John the Baptist was the forerunner, the one who prepared the way for Jesus’ ministry. He preached a message of repentance, calling Israel to turn from its sins, and offered a baptism of repentance in the Jordan River. On this occasion, Jesus was there and asking for baptism. After John identified Him as “the Lamb of God, who takes away the sin of the world!” (John 1:29), something extraordinary happened: the Spirit descended on Jesus in the form of a dove (John 1:32). “And I have seen and have borne witness that this is the Son of God,” John declared (John 1:34). And elsewhere, we read that a voice was heard from heaven: “You are my beloved Son; with you I am well pleased” (Mark 1:11).

Why was it necessary for Jesus, the sinless Lamb of God, to receive a baptism of repentance? Why should He undergo this water ordeal of judgment? The answer is substitution. He was identifying Himself with our sin. Even the Baptist balked, protesting, “I need to be baptized by you, and do you come to me?” (Matt. 3:14). But it was for this reason that Jesus had come: to provide a way back from the wilderness to Eden. “For our sake he made him to be sin who knew no sin, so that in him we might become the righteousness of God” (2 Cor. 5:21).
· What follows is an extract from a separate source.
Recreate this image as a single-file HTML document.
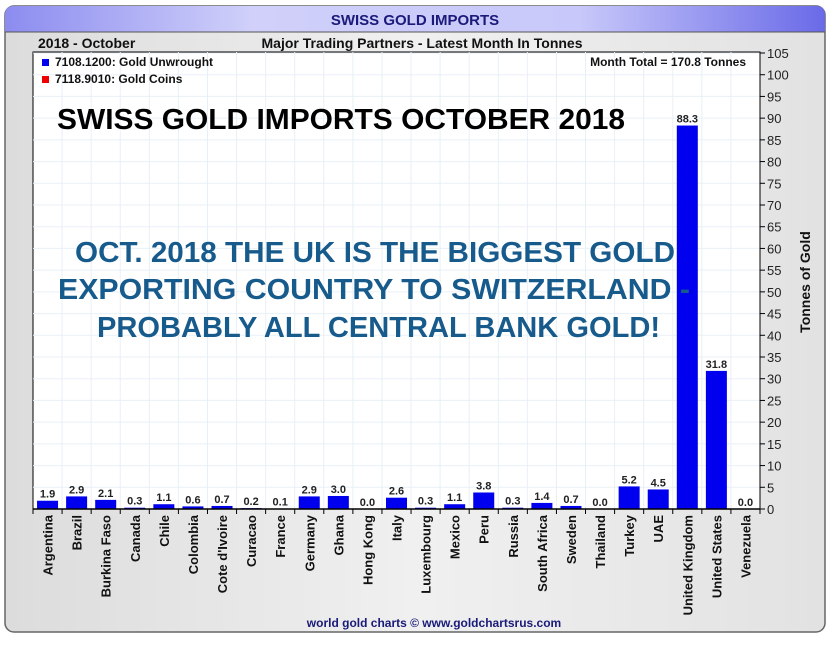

The long-awaited Messiah had come!

An Eyewitness of Jesus

Peter came to Bethsaida to see and hear John the Baptist. But he did not know that God had other plans for him, plans that would change his life completely.

It was the day after Jesus’ baptism. Andrew and an unnamed disciple, probably John (John 1:35, 40), overheard the Baptist refer to Jesus as “the Lamb of God” (John 1:36).